Transcribe the records below from the first line to the line that includes "ax.set_ylim(0, 12)", inclusive, and omit the pictures.

## Data to use
▼
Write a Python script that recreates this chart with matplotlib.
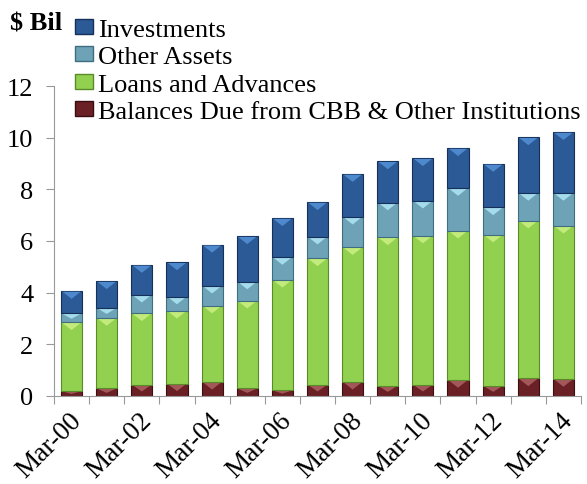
import numpy as np
import matplotlib.pyplot as plt
import matplotlib.transforms as mtransforms
from matplotlib.patches import Patch, Polygon

years = ['Mar-00', 'Mar-01', 'Mar-02', 'Mar-03', 'Mar-04', 'Mar-05', 'Mar-06',
         'Mar-07', 'Mar-08', 'Mar-09', 'Mar-10', 'Mar-11', 'Mar-12', 'Mar-13', 'Mar-14']

# segment values ($ bil)
balances = [0.20, 0.30, 0.44, 0.48, 0.55, 0.30, 0.23, 0.44, 0.55, 0.40, 0.44, 0.62, 0.40, 0.68, 0.66]
loans = [2.65, 2.72, 2.76, 2.82, 2.95, 3.39, 4.27, 4.89, 5.21, 5.74, 5.77, 5.78, 5.85, 6.11, 5.93]
other_assets = [0.35, 0.39, 0.72, 0.55, 0.77, 0.74, 0.88, 0.84, 1.18, 1.35, 1.35, 1.65, 1.05, 1.07, 1.27]
investments = [0.86, 1.03, 1.15, 1.32, 1.58, 1.75, 1.50, 1.33, 1.65, 1.59, 1.64, 1.54, 1.68, 2.15, 2.35]

# name, values, fill, edge, bevel highlight
series = [('Balances Due from CBB & Other Institutions', balances, '#6a2024', '#3a0e10', '#b86a6a'),
          ('Loans and Advances', loans, '#92d050', '#5a8a2a', '#d4f58a'),
          ('Other Assets', other_assets, '#6ea2b6', '#3f6e80', '#b8f0ff'),
          ('Investments', investments, '#2b5a96', '#16305a', '#5a9ae0')]

plt.rcParams['font.family'] = ['Liberation Serif', 'DejaVu Serif']

fig = plt.figure(figsize=(5.87, 4.85), dpi=100)
ax = fig.add_axes([54 / 587, 1 - 397 / 485, 527 / 587, 310 / 485])

ax.set_xlim(-0.5, len(years) - 0.5)
ax.set_ylim(0, 12)

x = np.arange(len(years))
bottom = np.zeros(len(years))
handles = []
bevel = 0.3  # depth of the top highlight, in data units
for name, vals, col, edge, hi in series:
    vals = np.array(vals)
    bars = ax.bar(x, vals, 0.6, bottom=bottom, color=col, edgecolor=edge, linewidth=0.8)
    for b in bars:
        x0, w = b.get_x(), b.get_width()
        top = b.get_y() + b.get_height()
        d = min(bevel, b.get_height() * 0.6)
        ax.add_patch(Polygon([(x0 + 0.04, top - 0.02), (x0 + w - 0.04, top - 0.02),
                              (x0 + w / 2, top - d)], closed=True,
                             facecolor=hi, edgecolor='none', alpha=0.75))
    bottom += vals
    handles.append(Patch(facecolor=col, edgecolor=edge, label=name))

ax.set_yticks(range(0, 13, 2))
ax.set_xticks(np.arange(-0.5, len(years), 1.0))
ax.set_xticklabels([])
ax.tick_params(axis='x', length=6, color='#999999', direction='out')
ax.tick_params(axis='y', length=6, color='#999999', labelsize=19, pad=9)

# rotated category labels, every other year
shift = mtransforms.ScaledTranslation(-3 / 100, -11 / 100, fig.dpi_scale_trans)
for xi in x[::2]:
    ax.text(xi, 0, years[xi], transform=ax.get_xaxis_transform() + shift,
            rotation=45, ha='right', va='top', rotation_mode='anchor', fontsize=19.5)

for s in ['top', 'right']:
    ax.spines[s].set_visible(False)
for s in ['left', 'bottom']:
    ax.spines[s].set_color('#999999')

fig.text(10 / 587, 1 - 12 / 485, '$ Bil', fontsize=19, fontweight='bold', va='top')
fig.legend(handles=handles[::-1], loc='upper left', bbox_to_anchor=(75 / 587, 1 - 20 / 485),
           frameon=False, fontsize=19, handlelength=0.68, handleheight=0.5,
           handletextpad=0.2, labelspacing=0.2, borderpad=0, borderaxespad=0)

fig.savefig('out.png', dpi=100)
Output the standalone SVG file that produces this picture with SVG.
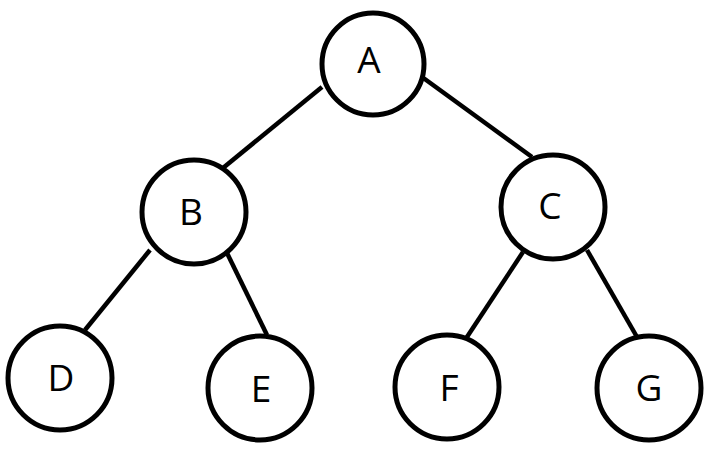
<svg xmlns="http://www.w3.org/2000/svg" width="721" height="463" viewBox="0 0 721 463">
<style>
.node circle{fill:#fff;stroke:#000;stroke-width:5}
.node text{font-family:"Open Sans","Noto Sans",sans-serif;font-size:37px;fill:#000;text-anchor:middle}
#edges line{stroke:#000;stroke-width:4.5;stroke-linecap:butt}
</style>
<rect width="721" height="463" fill="#fff"/>
<g id="edges">
<line x1="322" y1="87" x2="223" y2="168"/>
<line x1="422" y1="77" x2="532" y2="157"/>
<line x1="150" y1="250" x2="85" y2="330"/>
<line x1="227" y1="253" x2="267" y2="335"/>
<line x1="523" y1="252" x2="465" y2="340"/>
<line x1="587" y1="250" x2="637" y2="337"/>
</g>
<g id="A" class="node"><circle cx="373" cy="64" r="51"/><text x="369" y="73">A</text></g>
<g id="B" class="node"><circle cx="194" cy="212" r="52"/><text x="191" y="225">B</text></g>
<g id="C" class="node"><circle cx="553" cy="207" r="52"/><text x="550" y="219">C</text></g>
<g id="D" class="node"><circle cx="60" cy="378" r="52"/><text x="61" y="391">D</text></g>
<g id="E" class="node"><circle cx="260" cy="388" r="52"/><text x="261" y="402">E</text></g>
<g id="F" class="node"><circle cx="447" cy="387" r="52"/><text x="449" y="401">F</text></g>
<g id="G" class="node"><circle cx="649" cy="388" r="52"/><text x="649" y="401">G</text></g>
</svg>
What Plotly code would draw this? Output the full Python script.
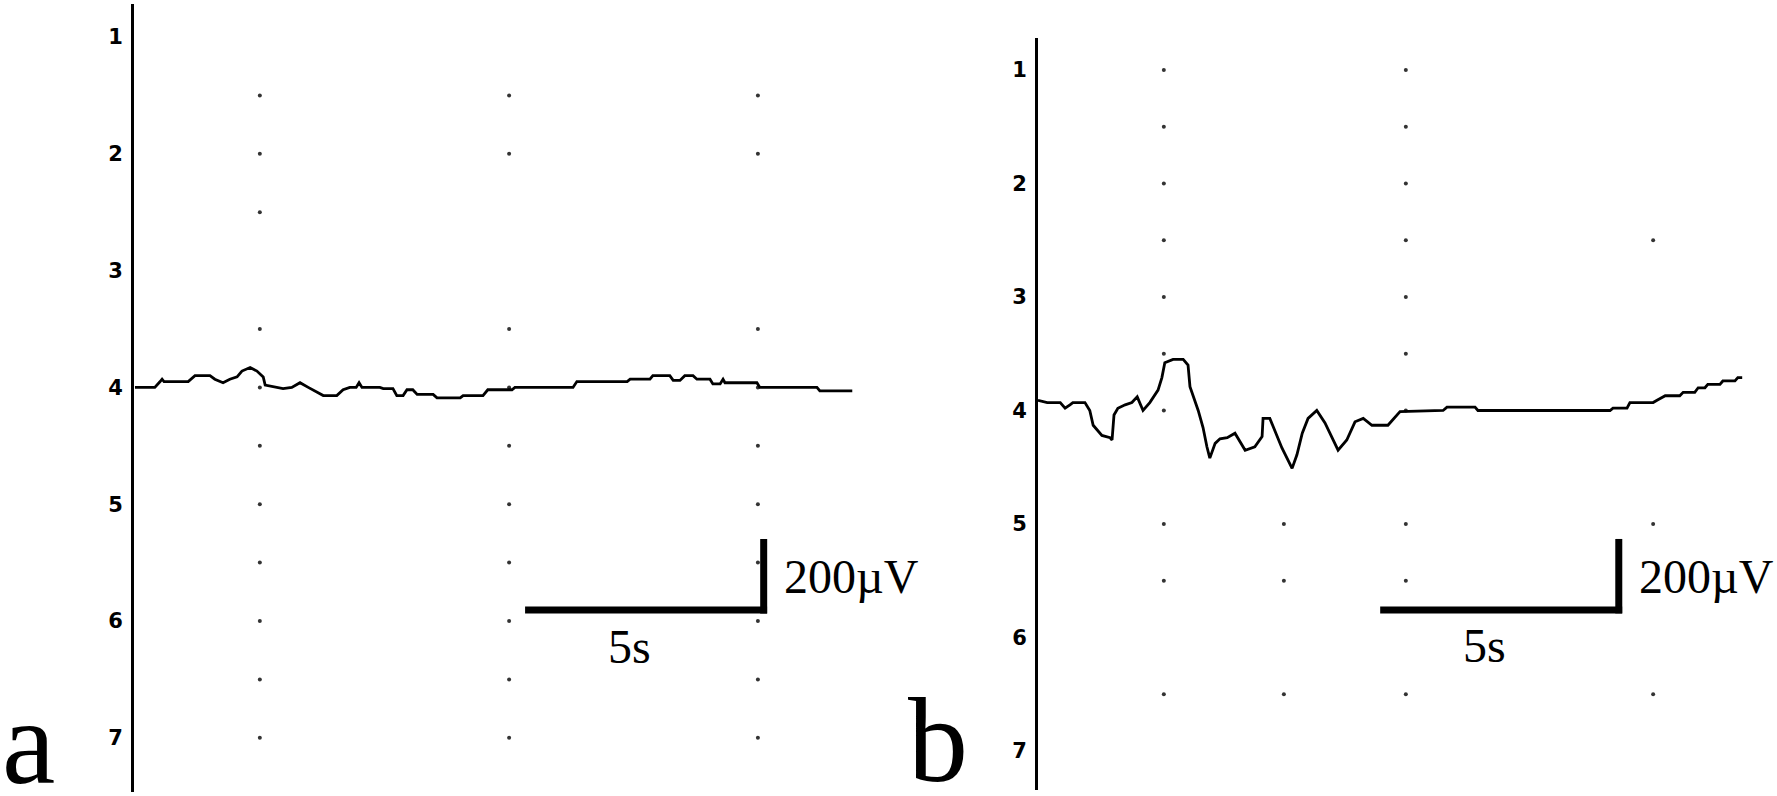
import plotly.graph_objects as go

W, H = 1777, 796

# ---------------- data (time in s, position in channel units) ----------------
channels = [1, 2, 3, 4, 5, 6, 7]
channel_labels = ["1", "2", "3", "4", "5", "6", "7"]

# panel a trace
t_a = [0.02, 0.43, 0.54, 0.58, 0.62, 1.12, 1.26, 1.57, 1.67, 1.84, 1.98, 2.13, 2.23, 2.40,
       2.54, 2.67, 2.71, 2.96, 3.08, 3.26, 3.43, 3.60, 3.78, 3.91, 4.19, 4.32, 4.46, 4.59,
       4.65, 4.71, 5.08, 5.15, 5.35, 5.43, 5.56, 5.64, 5.76, 5.85, 6.18, 6.26, 6.74, 6.80,
       7.21, 7.31, 7.81, 7.87, 9.07, 9.15, 10.19, 10.25, 10.66, 10.72, 11.07, 11.14, 11.28,
       11.38, 11.55, 11.63, 11.90, 11.96, 12.11, 12.17, 12.21, 12.87, 12.93, 14.11, 14.17, 14.84]
v_a = [4.00, 4.00, 3.95, 3.93, 3.95, 3.95, 3.90, 3.90, 3.93, 3.96, 3.93, 3.91, 3.86, 3.83,
       3.86, 3.91, 3.98, 4.00, 4.01, 4.00, 3.96, 4.00, 4.04, 4.07, 4.07, 4.02, 4.00, 4.00,
       3.96, 4.00, 4.00, 4.01, 4.01, 4.07, 4.07, 4.02, 4.02, 4.06, 4.06, 4.09, 4.09, 4.07,
       4.07, 4.02, 4.02, 4.00, 4.00, 3.95, 3.95, 3.93, 3.93, 3.90, 3.90, 3.94, 3.94,
       3.90, 3.90, 3.93, 3.93, 3.97, 3.97, 3.93, 3.96, 3.96, 4.00, 4.00, 4.03, 4.03]

# panel b trace
t_b = [0.00, 0.19, 0.46, 0.56, 0.66, 0.72, 0.97, 1.07, 1.14, 1.32, 1.49, 1.53, 1.57, 1.65,
       1.80, 1.94, 2.05, 2.17, 2.31, 2.48, 2.56, 2.62, 2.79, 3.00, 3.10, 3.14, 3.31, 3.41,
       3.49, 3.55, 3.66, 3.76, 3.91, 4.07, 4.28, 4.48, 4.63, 4.65, 4.79, 4.90, 5.04, 5.25,
       5.35, 5.46, 5.58, 5.76, 5.93, 6.20, 6.38, 6.55, 6.72, 6.90, 7.23, 7.48, 8.37, 8.45,
       9.03, 9.09, 11.82, 11.88, 12.17, 12.23, 12.71, 12.79, 12.96, 13.26, 13.33, 13.57,
       13.64, 13.78, 13.84, 14.09, 14.15, 14.40, 14.46, 14.55]
v_b = [3.91, 3.93, 3.93, 3.98, 3.95, 3.93, 3.93, 4.00, 4.13, 4.22, 4.24, 4.26, 4.04, 3.98,
       3.95, 3.93, 3.88, 4.00, 3.93, 3.82, 3.71, 3.58, 3.55, 3.55, 3.60, 3.79, 4.00, 4.15,
       4.32, 4.42, 4.29, 4.25, 4.24, 4.20, 4.35, 4.32, 4.23, 4.07, 4.07, 4.19, 4.33, 4.51,
       4.39, 4.20, 4.07, 4.00, 4.11, 4.35, 4.26, 4.10, 4.07, 4.13, 4.13, 4.01, 4.00, 3.97,
       3.97, 4.00, 4.00, 3.98, 3.98, 3.93, 3.93, 3.91, 3.87, 3.87, 3.84, 3.84,
       3.80, 3.80, 3.77, 3.77, 3.74, 3.74, 3.71, 3.71]

# grid dots: column time -> rows (channel units)
dots_a = {
    2.60: [1.5, 2, 2.5, 3.5, 4, 4.5, 5, 5.5, 6, 6.5, 7],
    7.75: [1.5, 2, 3.5, 4, 4.5, 5, 5.5, 6, 6.5, 7],
    12.89: [1.5, 2, 3.5, 4, 4.5, 5, 5.5, 6, 6.5, 7],
}
dots_b = {
    2.60: [1, 1.5, 2, 2.5, 3, 3.5, 4, 5, 5.5, 6.5],
    5.08: [5, 5.5, 6.5],
    7.60: [1, 1.5, 2, 2.5, 3, 3.5, 4, 5, 5.5, 6.5],
    12.71: [2.5, 5, 6.5],
}

# scale bars (5 s horizontal, 200 µV vertical, in axis units)
scale_a = dict(t0=8.08, t1=13.08, base=5.906, top=5.298)
scale_b = dict(t0=7.07, t1=12.07, base=5.758, top=5.132)

# ---------------- figure ----------------
fig = go.Figure()

def add_panel(dots, t, v, xa, ya):
    xs, ys = [], []
    for col, rows in dots.items():
        for r in rows:
            xs.append(col)
            ys.append(r)
    fig.add_trace(go.Scatter(x=xs, y=ys, mode="markers", xaxis=xa, yaxis=ya,
                             marker=dict(size=4, color="#333333"), hoverinfo="skip"))
    fig.add_trace(go.Scatter(x=t, y=v, mode="lines", xaxis=xa, yaxis=ya,
                             line=dict(color="black", width=2.8)))

add_panel(dots_a, t_a, v_a, "x", "y")
add_panel(dots_b, t_b, v_b, "x2", "y2")

def add_scale(s, xr, yr):
    vx = s["t1"] - 0.07
    fig.add_shape(type="line", xref=xr, yref=yr, x0=s["t0"], x1=s["t1"],
                  y0=s["base"], y1=s["base"], line=dict(color="black", width=7))
    fig.add_shape(type="line", xref=xr, yref=yr, x0=vx, x1=vx,
                  y0=s["top"], y1=s["base"] + 0.03, line=dict(color="black", width=7))
    fig.add_annotation(xref=xr, yref=yr, x=s["t1"] + 0.3, y=(s["top"] + s["base"]) / 2 + 0.02,
                       text="200µV", showarrow=False, xanchor="left", yanchor="middle",
                       font=dict(family="Liberation Serif", size=48, color="black"))
    fig.add_annotation(xref=xr, yref=yr, x=(s["t0"] + s["t1"]) / 2 - 0.35, y=s["base"] + 0.31,
                       text="5s", showarrow=False, xanchor="center", yanchor="middle",
                       font=dict(family="Liberation Serif", size=48, color="black"))

add_scale(scale_a, "x", "y")
add_scale(scale_b, "x2", "y2")

yaxis_common = dict(showline=True, linecolor="black", linewidth=3, showgrid=False,
                    zeroline=False, ticks="", tickvals=channels, ticktext=channel_labels,
                    tickfont=dict(family="DejaVu Sans", size=21, color="black", weight="bold"),
                    ticklabelstandoff=4)

fig.update_layout(
    width=W, height=H,
    margin=dict(l=0, r=0, t=0, b=0),
    paper_bgcolor="white", plot_bgcolor="white",
    showlegend=False,
    xaxis=dict(domain=[134 / W, 880 / W], range=[0, 15.413], visible=False),
    yaxis=dict(domain=[1 - 792 / H, 1 - 4 / H], range=[7.464, 0.7175], anchor="x", **yaxis_common),
    xaxis2=dict(domain=[1038 / W, 1.0], range=[0, 15.269], visible=False),
    yaxis2=dict(domain=[1 - 790 / H, 1 - 38 / H], range=[7.344, 0.718], anchor="x2", **yaxis_common),
)

fig.add_annotation(xref="paper", yref="paper", x=0.0, y=1 - 742 / H, text="a", showarrow=False,
                   xanchor="left", yanchor="middle",
                   font=dict(family="Liberation Serif", size=120, color="black"))
fig.add_annotation(xref="paper", yref="paper", x=906 / W, y=1 - 740 / H, text="b", showarrow=False,
                   xanchor="left", yanchor="middle",
                   font=dict(family="Liberation Serif", size=120, color="black"))

fig.write_html("out.html", config={"displayModeBar": False},
               post_script="document.body.style.margin='0px';document.body.style.overflow='hidden';")
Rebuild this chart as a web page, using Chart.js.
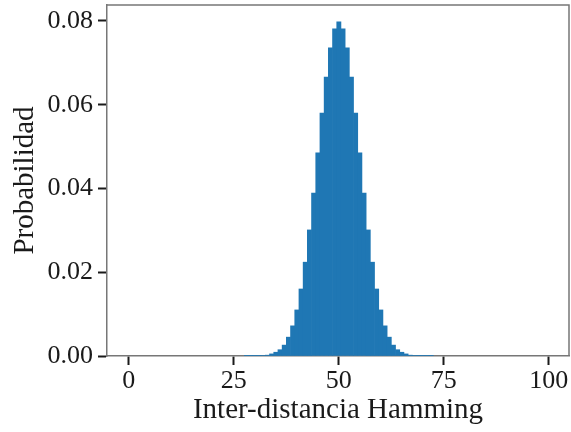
<!DOCTYPE html>
<html>
<head>
<meta charset="utf-8">
<script src="https://cdn.jsdelivr.net/npm/chart.js@4.4.0/dist/chart.umd.min.js"></script>
<style>
  html, body { margin: 0; padding: 0; background: #fff; }
  #wrap { width: 571px; height: 432px; }
</style>
</head>
<body>
<div id="wrap"><canvas id="chart" width="571" height="432"></canvas></div>
<script>
// Hamming inter-distance histogram
const distances = [28, 29, 30, 31, 32, 33, 34, 35, 36, 37, 38, 39, 40, 41, 42, 43, 44, 45, 46, 47, 48, 49,
  50, 51, 52, 53, 54, 55, 56, 57, 58, 59, 60, 61, 62, 63, 64, 65, 66, 67, 68, 69, 70, 71, 72];
const probabilities = [0.00001, 0.00001, 0.00002, 0.00005, 0.0001, 0.0002, 0.0005, 0.0009, 0.0015, 0.0026,
  0.0045, 0.0072, 0.0110, 0.0160, 0.0224, 0.0301, 0.0389, 0.0485, 0.0580, 0.0666, 0.0736, 0.0781,
  0.0798, 0.0781, 0.0736, 0.0666, 0.0580, 0.0485, 0.0389, 0.0301, 0.0224, 0.0160, 0.0110, 0.0072,
  0.0045, 0.0026, 0.0015, 0.0009, 0.0005, 0.0002, 0.0001, 0.00005, 0.00002, 0.00001, 0.00001];
const xTicks = [0, 25, 50, 75, 100];
const yTicks = [0, 0.02, 0.04, 0.06, 0.08];

const FONT = "'Liberation Serif', 'DejaVu Serif', serif";
const INK = '#1a1a1a';

// top + right spines (matplotlib box)
const frame = {
  id: 'frame',
  afterDraw(chart) {
    const { ctx, chartArea: a } = chart;
    ctx.save();
    ctx.strokeStyle = '#777';
    ctx.lineWidth = 1.5;
    ctx.beginPath();
    ctx.moveTo(a.left, a.top);
    ctx.lineTo(a.right, a.top);
    ctx.lineTo(a.right, a.bottom);
    ctx.stroke();
    ctx.restore();
  }
};

new Chart(document.getElementById('chart'), {
  type: 'bar',
  data: {
    datasets: [{
      data: distances.map((d, i) => ({ x: d, y: probabilities[i] })),
      backgroundColor: '#1f77b4',
      borderWidth: 0,
      barPercentage: 1,
      categoryPercentage: 1
    }]
  },
  options: {
    responsive: false,
    animation: false,
    layout: { padding: { top: 5, right: 2, left: 0, bottom: 0 } },
    plugins: { legend: { display: false }, tooltip: { enabled: false } },
    scales: {
      x: {
        type: 'linear',
        offset: false,
        min: -5.2,
        max: 104.8,
        afterBuildTicks: s => { s.ticks = xTicks.map(v => ({ value: v })); },
        afterFit: s => { s.height = 76; s.paddingLeft = 0; s.paddingRight = 0; },
        ticks: {
          font: { family: FONT, size: 26 },
          color: INK,
          padding: 1,
          maxRotation: 0,
          autoSkip: false,
          callback: v => String(v)
        },
        grid: { offset: false, drawOnChartArea: false, tickLength: 9, tickWidth: 2, tickColor: INK },
        border: { display: true, color: '#777', width: 1.5 },
        title: {
          display: true,
          text: 'Inter-distancia Hamming',
          font: { family: FONT, size: 29 },
          color: INK,
          padding: { top: 0, bottom: 4 }
        }
      },
      y: {
        min: 0,
        max: 0.0838,
        afterBuildTicks: s => { s.ticks = yTicks.map(v => ({ value: v })); },
        afterFit: s => { s.width = 107; s.paddingTop = 0; s.paddingBottom = 0; },
        ticks: {
          font: { family: FONT, size: 26 },
          color: INK,
          padding: 5,
          callback: v => v.toFixed(2)
        },
        grid: { drawOnChartArea: false, tickLength: 9, tickWidth: 2, tickColor: INK },
        border: { display: true, color: '#777', width: 1.5 },
        title: {
          display: true,
          text: 'Probabilidad',
          font: { family: FONT, size: 29 },
          color: INK,
          padding: { top: 8, bottom: 0 }
        }
      }
    }
  },
  plugins: [frame]
});
</script>
</body>
</html>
▲
## Solution to this problem
Write a Python script that recreates this chart with matplotlib.
import numpy as np
import matplotlib.pyplot as plt
import matplotlib.transforms as mtransforms
from matplotlib.patches import Patch, Polygon

years = ['Mar-00', 'Mar-01', 'Mar-02', 'Mar-03', 'Mar-04', 'Mar-05', 'Mar-06',
         'Mar-07', 'Mar-08', 'Mar-09', 'Mar-10', 'Mar-11', 'Mar-12', 'Mar-13', 'Mar-14']

# segment values ($ bil)
balances = [0.20, 0.30, 0.44, 0.48, 0.55, 0.30, 0.23, 0.44, 0.55, 0.40, 0.44, 0.62, 0.40, 0.68, 0.66]
loans = [2.65, 2.72, 2.76, 2.82, 2.95, 3.39, 4.27, 4.89, 5.21, 5.74, 5.77, 5.78, 5.85, 6.11, 5.93]
other_assets = [0.35, 0.39, 0.72, 0.55, 0.77, 0.74, 0.88, 0.84, 1.18, 1.35, 1.35, 1.65, 1.05, 1.07, 1.27]
investments = [0.86, 1.03, 1.15, 1.32, 1.58, 1.75, 1.50, 1.33, 1.65, 1.59, 1.64, 1.54, 1.68, 2.15, 2.35]

# name, values, fill, edge, bevel highlight
series = [('Balances Due from CBB & Other Institutions', balances, '#6a2024', '#3a0e10', '#b86a6a'),
          ('Loans and Advances', loans, '#92d050', '#5a8a2a', '#d4f58a'),
          ('Other Assets', other_assets, '#6ea2b6', '#3f6e80', '#b8f0ff'),
          ('Investments', investments, '#2b5a96', '#16305a', '#5a9ae0')]

plt.rcParams['font.family'] = ['Liberation Serif', 'DejaVu Serif']

fig = plt.figure(figsize=(5.87, 4.85), dpi=100)
ax = fig.add_axes([54 / 587, 1 - 397 / 485, 527 / 587, 310 / 485])

ax.set_xlim(-0.5, len(years) - 0.5)
ax.set_ylim(0, 12)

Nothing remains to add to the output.